The letter of James seems very positive about how we live together as a community – praying for one another, singing cheerful songs of praise, forgiving one another…
We know this is how we should live – and yet perhaps there are times when we find it incredibly difficult. But we know, basically, how to be good, and perhaps we fool ourselves that by being good and being part of community in this way we are deserving of our place in church, or on a judicial bench.
So maybe the Gospel reading, hard as it is, has more to teach us. “If your hand causes your downfall.. cut it off”.
Can these really be the words of Jesus? In our world we are a familiar with Islamic Shariah law as a proposed punishment for theft – cutting off the hand of a thief - and the thought of it is awful and barbaric. But Jesus is not suggesting a form of punishment – he is not talking about what we should do to others – he is using dramatic language to encourage people to take responsibility for their own actions. “If your foot causes your downfall – cut it off”.
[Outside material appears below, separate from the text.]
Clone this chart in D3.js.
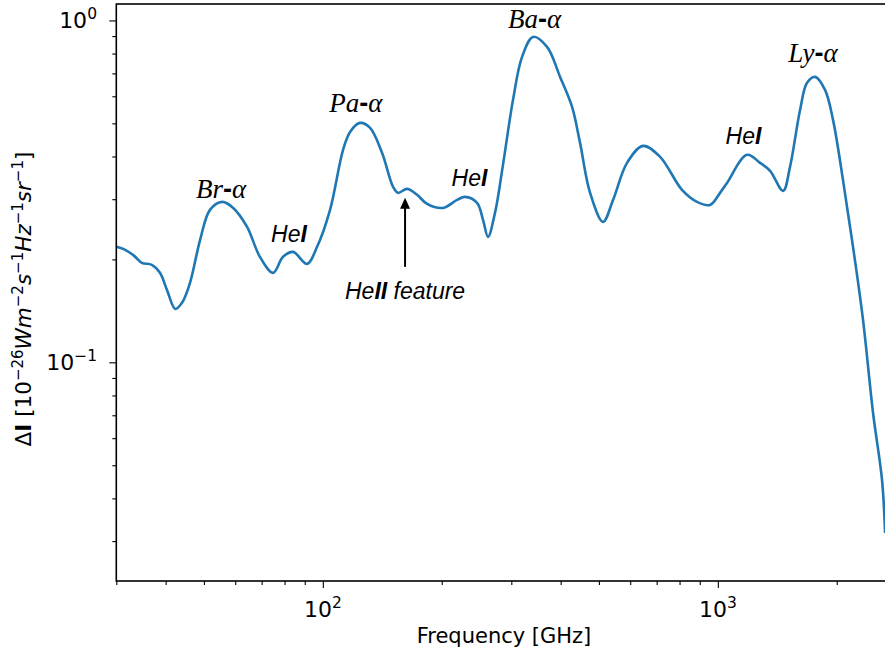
<!DOCTYPE html>
<html>
<head>
<meta charset="utf-8">
<script src="https://cdn.jsdelivr.net/npm/d3@7"></script>
<style>
  body { margin: 0; background: #fff; }
  svg { display: block; }
</style>
</head>
<body>
<svg id="chart" width="885" height="651"></svg>
<script>
// Spectrum: frequency in GHz, intensity in 1e-26 W m^-2 s^-1 Hz^-1 sr^-1
const freq = [30, 31.6, 33.3, 34.8, 36.9, 38.7, 40.3, 42.3, 44.0, 46.1, 48.9, 51.8, 55.6, 59.3,
  64.3, 69.3, 74.8, 79.3, 84.1, 91.2, 96.7, 104.3, 112.5, 117.2, 124.2, 131.7, 141.2, 150.6,
  155.0, 163.4, 173.2, 183.6, 201.5, 218.7, 229.1, 245.7, 254.4, 261.9, 272.8, 285.8, 303.0,
  319.4, 340.6, 369.5, 398.7, 427.5, 447.9, 474.9, 512.2, 542.9, 589.0, 646.6, 714.2, 811.6,
  885.8, 955.7, 1013, 1055, 1185, 1279, 1356, 1463, 1523, 1615, 1682, 1763, 1868, 1957, 2074,
  2199, 2331, 2471, 2604, 2651];
const deltaI = [0.2177, 0.2133, 0.2048, 0.1954, 0.1928, 0.1827, 0.1629, 0.1433, 0.1493, 0.1708,
  0.2282, 0.2792, 0.2946, 0.2829, 0.2489, 0.2035, 0.1827, 0.2035, 0.2104, 0.1941, 0.2177,
  0.2792, 0.4182, 0.4720, 0.5015, 0.4850, 0.4099, 0.3260, 0.3131, 0.3216, 0.3090, 0.2906,
  0.2829, 0.2986, 0.3047, 0.2926, 0.2610, 0.2328, 0.2736, 0.3781, 0.5856, 0.7821, 0.8949,
  0.8366, 0.6837, 0.5587, 0.4384, 0.3131, 0.2575, 0.2986, 0.3832, 0.4296, 0.3991, 0.3194,
  0.2946, 0.2887, 0.3131, 0.3348, 0.4045, 0.3832, 0.3631, 0.3173, 0.3730, 0.5473, 0.6568,
  0.6837, 0.6262, 0.5118, 0.3417, 0.2177, 0.1331, 0.0712, 0.0453, 0.0317];

const xMajor = [100, 1000];
const xMinor = [30, 40, 50, 60, 70, 80, 90, 200, 300, 400, 500, 600, 700, 800, 900, 2000];
const yMajor = [0.1, 1];
const yMinor = [0.03, 0.04, 0.05, 0.06, 0.07, 0.08, 0.09, 0.2, 0.3, 0.4, 0.5, 0.6, 0.7, 0.8, 0.9];
const xExp = ["2", "3"];
const yExp = ["\u22121", "0"];

// line labels: [frequency, intensity, name]
const serifLabels = [[55.3, 0.3027, "Br"], [121.3, 0.540, "Pa"], [343.6, 0.951, "Ba"], [1741, 0.756, "Ly"]];
const heLabels = [[82.1, 0.2251], [235.1, 0.328], [1161.5, 0.4355]];
const arrowFreq = 161.5;
const arrowFrom = 0.1902, arrowTo = 0.3027;
const featureLabel = [161.5, 0.1533];

const svg = d3.select("#chart");
const plotLeft = 116.3, plotTop = 4, plotBottom = 581, plotWidth = 790;

const x = d3.scaleLog().domain([30, 3000]).range([plotLeft, plotLeft + plotWidth]);
const y = d3.scaleLog().domain([0.02293, 1.117]).range([plotBottom, plotTop]);

svg.append("defs").append("clipPath").attr("id", "clip")
  .append("rect").attr("x", plotLeft).attr("y", plotTop)
  .attr("width", plotWidth).attr("height", plotBottom - plotTop);

// curve
const data = freq.map((f, i) => [f, deltaI[i]]);
svg.append("path")
  .datum(data)
  .attr("clip-path", "url(#clip)")
  .attr("fill", "none")
  .attr("stroke", "#1f77b4")
  .attr("stroke-width", 2.6)
  .attr("stroke-linejoin", "round")
  .attr("d", d3.line().x(d => x(d[0])).y(d => y(d[1])).curve(d3.curveCatmullRom.alpha(0.5)));

// frame
svg.append("rect")
  .attr("x", plotLeft).attr("y", plotTop).attr("width", plotWidth).attr("height", plotBottom - plotTop)
  .attr("fill", "none").attr("stroke", "#000").attr("stroke-width", 1.6);

function styleAxis(g) {
  g.select(".domain").remove();
  g.selectAll(".tick line").attr("stroke", "#000").attr("stroke-width", 1.1);
}
svg.append("g").attr("transform", `translate(0,${plotBottom})`)
  .call(d3.axisBottom(x).tickValues(xMajor).tickSize(7).tickFormat("")).call(styleAxis);
svg.append("g").attr("transform", `translate(0,${plotBottom})`)
  .call(d3.axisBottom(x).tickValues(xMinor).tickSize(4).tickFormat("")).call(styleAxis);
svg.append("g").attr("transform", `translate(${plotLeft},0)`)
  .call(d3.axisLeft(y).tickValues(yMajor).tickSize(7).tickFormat("")).call(styleAxis);
svg.append("g").attr("transform", `translate(${plotLeft},0)`)
  .call(d3.axisLeft(y).tickValues(yMinor).tickSize(4).tickFormat("")).call(styleAxis);

const sans = "'DejaVu Sans', sans-serif";

// tick labels 10^n
xMajor.forEach((v, i) => {
  const t = svg.append("text").attr("x", x(v)).attr("y", 617)
    .attr("text-anchor", "middle").attr("font-family", sans).attr("font-size", 22);
  t.append("tspan").text("10");
  t.append("tspan").attr("dy", -9).attr("font-size", 15.5).text(xExp[i]);
});
yMajor.forEach((v, i) => {
  const t = svg.append("text").attr("x", 97).attr("y", y(v) + 8)
    .attr("text-anchor", "end").attr("font-family", sans).attr("font-size", 22);
  t.append("tspan").text("10");
  t.append("tspan").attr("dy", -9).attr("font-size", 15.5).text(yExp[i]);
});

// axis titles
svg.append("text").attr("x", 504).attr("y", 643)
  .attr("text-anchor", "middle").attr("font-family", sans).attr("font-size", 21)
  .text("Frequency [GHz]");

const yl = svg.append("text")
  .attr("transform", "translate(31,299) rotate(-90)")
  .attr("text-anchor", "middle").attr("font-family", sans).attr("font-size", 21.5);
const sup = 15, up = 8.5;
yl.append("tspan").text("\u0394");
yl.append("tspan").attr("font-weight", "bold").text("I");
yl.append("tspan").text(" [10");
yl.append("tspan").attr("dy", -up).attr("font-size", sup).text("\u221226");
yl.append("tspan").attr("dy", up).attr("font-style", "italic").text("Wm");
yl.append("tspan").attr("dy", -up).attr("font-size", sup).text("\u22122");
yl.append("tspan").attr("dy", up).attr("font-style", "italic").text("s");
yl.append("tspan").attr("dy", -up).attr("font-size", sup).text("\u22121");
yl.append("tspan").attr("dy", up).attr("font-style", "italic").text("Hz");
yl.append("tspan").attr("dy", -up).attr("font-size", sup).text("\u22121");
yl.append("tspan").attr("dy", up).attr("font-style", "italic").text("sr");
yl.append("tspan").attr("dy", -up).attr("font-size", sup).text("\u22121");
yl.append("tspan").attr("dy", up).text("]");

// series line labels (serif italic)
serifLabels.forEach(([f, v, name]) => {
  const t = svg.append("text").attr("x", x(f)).attr("y", y(v))
    .attr("text-anchor", "middle").attr("font-family", "'Liberation Serif', serif")
    .attr("font-size", 27).attr("font-style", "italic");
  t.append("tspan").text(name);
  t.append("tspan").attr("font-style", "normal").attr("font-weight", "bold")
    .attr("font-family", "'Liberation Sans', sans-serif").text("-");
  t.append("tspan").text("\u03b1");
});

// He I labels
const heFont = "'Liberation Sans', Arial, sans-serif";
heLabels.forEach(([f, v]) => {
  const t = svg.append("text").attr("x", x(f)).attr("y", y(v))
    .attr("text-anchor", "middle").attr("font-family", heFont)
    .attr("font-size", 23).attr("font-style", "italic");
  t.append("tspan").text("He");
  t.append("tspan").attr("font-weight", "bold").text("I");
});

// He II arrow and label
const ax = x(arrowFreq);
svg.append("line")
  .attr("x1", ax).attr("x2", ax).attr("y1", y(arrowFrom)).attr("y2", y(arrowTo) + 9)
  .attr("stroke", "#000").attr("stroke-width", 2);
svg.append("path")
  .attr("d", `M${ax},${y(arrowTo)} L${ax - 5},${y(arrowTo) + 11} L${ax + 5},${y(arrowTo) + 11} Z`)
  .attr("fill", "#000");
const hf = svg.append("text").attr("x", ax).attr("y", y(featureLabel[1]))
  .attr("text-anchor", "middle").attr("font-family", heFont)
  .attr("font-size", 23).attr("font-style", "italic");
hf.append("tspan").text("He");
hf.append("tspan").attr("font-weight", "bold").text("II");
hf.append("tspan").text(" feature");
</script>
</body>
</html>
In other words, have nothing to do with the sort of excuse for behaviour which says ‘it wasn’t my fault, it was my roving eye, my lousy childhood, my physical urges – that made me do it’. Jesus wants us to take responsibility for our own bodies and what we do with them. Being good isn’t about just one part of your body – it about the whole of you, teaches Jesus.
But Jesus is also clear that our responsibility does not end with responsibility to ourselves. Jesus’ disciples have found someone healing in Jesus’ name – but, they try to stop him because, they say, this person is not “following us”.
They are very sure who is in Jesus’ group and who isn’t – this person isn’t so how dare they try to heal in the name of Jesus. Jesus is clear ‘whoever is not against us is for us’. A good action is good and Godly, and can be done in the name of Jesus, even if it is done by someone surprising.
The disciples have to learn that God’s kingdom is not just their little club – it is for everyone, and is for the healing and good of everyone.
Then Jesus explains that they could do great harm by trying to limit those for whom God’s love has come – ‘if any of you put a stumbling block in front of these little ones, it would be better for you if a great millstone were placed round your neck and you were cast into the sea’.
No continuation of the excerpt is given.